The real reason for this, naturally, is that come January, Democrats will control the General Assembly and the chairs of the governor, lieutenant governor and attorney general. No longer will conservative Republicans be able to shut down any reasonable gun control reform simply by stifling it in committee.

The fact is that most Virginians, certainly those in larger and more sophisticated areas, favor reasonable gun control reform, such as requiring universal background checks before gun purchases and limiting high-capacity magazines on firearms. It is more likely that some measures will now succeed.

What’s curious is that the counties that are now “sanctuaries” only have relatively small numbers of residents who have concealed carry permits, according to NBC News Washington. The largest number is in Patrick County with 16.59%. The lowest is Charlotte County with 9.71%.

Mind you, we’re talking about pistols, not shotguns or rifles used for hunting. The main similarity among the counties is that they are fairly rural areas. I don’t have figures but I doubt they have high assault or murder rates. If there is to be bloodletting, it probably involves a domestic squabble or tiffs among drunken friends in parking lots.

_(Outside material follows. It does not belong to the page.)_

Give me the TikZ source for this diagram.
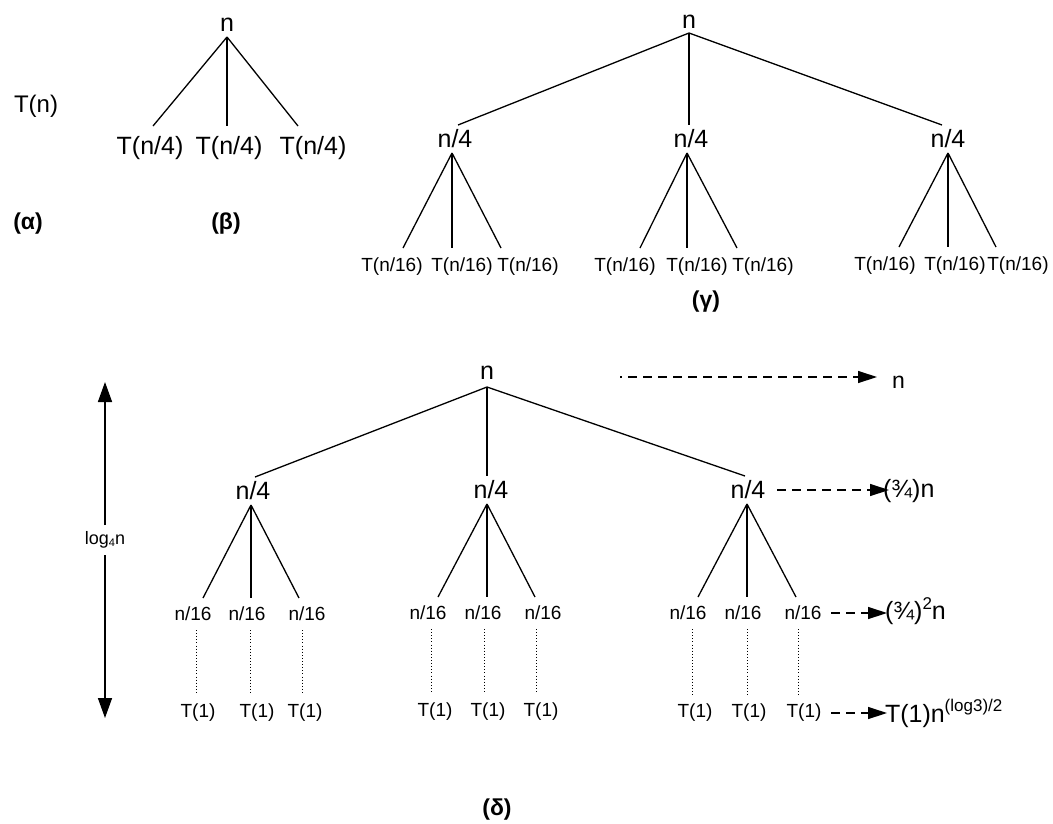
\documentclass[tikz,border=0pt]{standalone}
\usepackage{fontspec}
\setmainfont{Liberation Sans}
\usetikzlibrary{arrows.meta}

\tikzset{
  every node/.style={inner sep=0pt, outer sep=0pt},
  fs/.style={font=\fontsize{#1}{#1}\selectfont},
  caption/.style={font=\fontsize{23}{23}\selectfont\bfseries},
  gap/.style={minimum height=#1},
  branch/.style={line width=1.3pt},
  dots/.style={line width=0.9pt, dash pattern=on 0.9pt off 2.2pt},
  sumarrow/.style={line width=1.3pt, dash pattern=on 9pt off 6pt,
    -{Triangle[length=19pt,width=12pt]}},
  depth/.style={line width=1.5pt, -{Triangle[length=20pt,width=14pt]}}
}

\begin{document}
\begin{tikzpicture}[x=1pt, y=-1pt]
\useasboundingbox[fill=white] (0,0) rectangle (1053,823);

% ---------- (alpha): the recurrence ----------
\node[fs=24] (tn) at (36,106) {T(n)};
\node[caption] (ca) at (28,224) {(α)};

% ---------- (beta): one level ----------
\node[fs=25, gap=24] (bn) at (227,25) {n};
\node[fs=25, gap=44] (b1) at (150,148) {T(n/4)};
\node[fs=25, gap=44] (b2) at (229,148) {T(n/4)};
\node[fs=25, gap=44] (b3) at (313,148) {T(n/4)};
\draw[branch] (bn.south) -- ([xshift=3]b1.north);
\draw[branch] (bn.south) -- ([xshift=-2]b2.north);
\draw[branch] (bn.south) -- ([xshift=-15]b3.north);
\node[caption] (cb) at (226,224) {(β)};

% ---------- (gamma): two levels ----------
\node[fs=25, gap=22] (gn) at (689,22) {n};
\node[fs=25, gap=28] (g1) at (455,139) {n/4};
\node[fs=25, gap=28] (g2) at (691,139) {n/4};
\node[fs=25, gap=28] (g3) at (948,139) {n/4};
\draw[branch] (gn.south) -- ([xshift=3]g1.north);
\draw[branch] (gn.south) -- ([xshift=-2]g2.north);
\draw[branch] (gn.south) -- ([xshift=-6]g3.north);

\node[fs=19, gap=38] (g11) at (392,267) {T(n/16)};
\node[fs=19, gap=38] (g12) at (462,267) {T(n/16)};
\node[fs=19, gap=38] (g13) at (528,267) {T(n/16)};
\draw[branch] ([xshift=-3]g1.south) -- ([xshift=11]g11.north);
\draw[branch] ([xshift=-3]g1.south) -- ([xshift=-10]g12.north);
\draw[branch] ([xshift=-3]g1.south) -- ([xshift=-27]g13.north);

\node[fs=19, gap=38] (g21) at (625,267) {T(n/16)};
\node[fs=19, gap=38] (g22) at (697,267) {T(n/16)};
\node[fs=19, gap=38] (g23) at (763,267) {T(n/16)};
\draw[branch] ([xshift=-4]g2.south) -- ([xshift=15]g21.north);
\draw[branch] ([xshift=-4]g2.south) -- ([xshift=-10]g22.north);
\draw[branch] ([xshift=-4]g2.south) -- ([xshift=-26]g23.north);

\node[fs=19, gap=38] (g31) at (885,266) {T(n/16)};
\node[fs=19, gap=38] (g32) at (955,266) {T(n/16)};
\node[fs=19, gap=38] (g33) at (1018,266) {T(n/16)};
\draw[branch] (g3.south) -- ([xshift=14]g31.north);
\draw[branch] (g3.south) -- ([xshift=-7]g32.north);
\draw[branch] (g3.south) -- ([xshift=-22]g33.north);
\node[caption] (cg) at (706,302) {(γ)};

% ---------- (delta): the full recursion tree ----------
\node[fs=25, gap=28] (dn) at (487,373) {n};
\node[fs=25, gap=28] (d1) at (253,491) {n/4};
\node[fs=25, gap=28] (d2) at (491,490) {n/4};
\node[fs=25, gap=28] (d3) at (748,490) {n/4};
\draw[branch] (dn.south) -- ([xshift=2]d1.north);
\draw[branch] (dn.south) -- ([xshift=-4]d2.north);
\draw[branch] (dn.south) -- ([xshift=-3]d3.north);

% level two
\node[fs=19, gap=32] (e11) at (193,614) {n/16};
\node[fs=19, gap=32] (e12) at (247,614) {n/16};
\node[fs=19, gap=32] (e13) at (307,614) {n/16};
\node[fs=19, gap=32] (e21) at (428,613) {n/16};
\node[fs=19, gap=32] (e22) at (483,613) {n/16};
\node[fs=19, gap=32] (e23) at (543,613) {n/16};
\node[fs=19, gap=32] (e31) at (688,613) {n/16};
\node[fs=19, gap=32] (e32) at (743,613) {n/16};
\node[fs=19, gap=32] (e33) at (803,613) {n/16};
\draw[branch] ([xshift=-2]d1.south) -- ([xshift=10]e11.north);
\draw[branch] ([xshift=-2]d1.south) -- ([xshift=4]e12.north);
\draw[branch] ([xshift=-2]d1.south) -- ([xshift=-8]e13.north);
\draw[branch] ([xshift=-4]d2.south) -- ([xshift=10]e21.north);
\draw[branch] ([xshift=-4]d2.south) -- ([xshift=4]e22.north);
\draw[branch] ([xshift=-4]d2.south) -- ([xshift=-8]e23.north);
\draw[branch] ([xshift=-1]d3.south) -- ([xshift=10]e31.north);
\draw[branch] ([xshift=-1]d3.south) -- ([xshift=4]e32.north);
\draw[branch] ([xshift=-1]d3.south) -- ([xshift=-7]e33.north);

% leaves
\node[fs=19, gap=36] (t11) at (198,713) {T(1)};
\node[fs=19, gap=36] (t12) at (257,713) {T(1)};
\node[fs=19, gap=36] (t13) at (305,713) {T(1)};
\node[fs=19, gap=36] (t21) at (435,712) {T(1)};
\node[fs=19, gap=36] (t22) at (488,712) {T(1)};
\node[fs=19, gap=36] (t23) at (541,712) {T(1)};
\node[fs=19, gap=36] (t31) at (695,713) {T(1)};
\node[fs=19, gap=36] (t32) at (749,713) {T(1)};
\node[fs=19, gap=36] (t33) at (804,713) {T(1)};
\draw[dots] ([xshift=3]e11.south) -- ([xshift=3]e11.south |- t11.north);
\draw[dots] ([xshift=3]e12.south) -- ([xshift=3]e12.south |- t12.north);
\draw[dots] ([xshift=-5]e13.south) -- ([xshift=-5]e13.south |- t13.north);
\draw[dots] ([xshift=3]e21.south) -- ([xshift=3]e21.south |- t21.north);
\draw[dots] ([xshift=1]e22.south) -- ([xshift=1]e22.south |- t22.north);
\draw[dots] ([xshift=-7]e23.south) -- ([xshift=-7]e23.south |- t23.north);
\draw[dots] ([xshift=4]e31.south) -- ([xshift=4]e31.south |- t31.north);
\draw[dots] ([xshift=4]e32.south) -- ([xshift=4]e32.south |- t32.north);
\draw[dots] ([xshift=-5]e33.south) -- ([xshift=-5]e33.south |- t33.north);

% cost of each level
\coordinate (s0) at (620,377);
\node[fs=23, anchor=base west] (r0) at (892,388) {n};
\node[fs=25, anchor=base west] (r1) at (883,497) {(¾)n};
\node[fs=25, anchor=base west] (r2) at (885,619)
  {(¾)\raisebox{10pt}{\fontsize{17}{17}\selectfont 2}n};
\node[fs=25, anchor=base west] (r3) at (885,722)
  {T(1)n\raisebox{11pt}{\fontsize{17}{17}\selectfont (log3)/2}};
\draw[sumarrow, dash phase=7pt, shorten >=15pt] (s0) -- (s0 -| r0.west);
\draw[sumarrow, shorten >=6pt] ([xshift=12]d3.east) -- ([xshift=12]d3.east -| r1.west);
\draw[sumarrow, shorten >=8pt] ([xshift=10]e33.east) -- ([xshift=10]e33.east -| r2.west);
\draw[sumarrow, shorten >=8pt] ([xshift=10]t33.east) -- ([xshift=10]t33.east -| r3.west);

% tree height
\node[fs=18, gap=30] (lg) at (105,540)
  {log\raisebox{-2pt}{\fontsize{11}{11}\selectfont 4}n};
\coordinate (htop) at (105,382);
\coordinate (hbot) at (105,718);
\draw[depth] (lg.north) -- (htop);
\draw[depth] (lg.south) -- (hbot);

\node[caption] (cd) at (497,810) {(δ)};
\end{tikzpicture}
\end{document}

But one can’t change the mentality of many Virginians on guns. Two years ago, I did an opinion piece in The Washington Post asking why so many bearded, mean-looking guys were wandering around the “Unite the Right” rally with assault rifles, magazine pockets, body armor and other instruments of destruction.

That’s because Virginia is one of two-dozen states or so that have open carry laws. These dudes could not have strutted around with their Bushmasters in Maryland which bans bringing firearms to public demonstrations. If you are thinking about bringing your AR-15 or any firearm to a public rally in D.C., you will be arrested.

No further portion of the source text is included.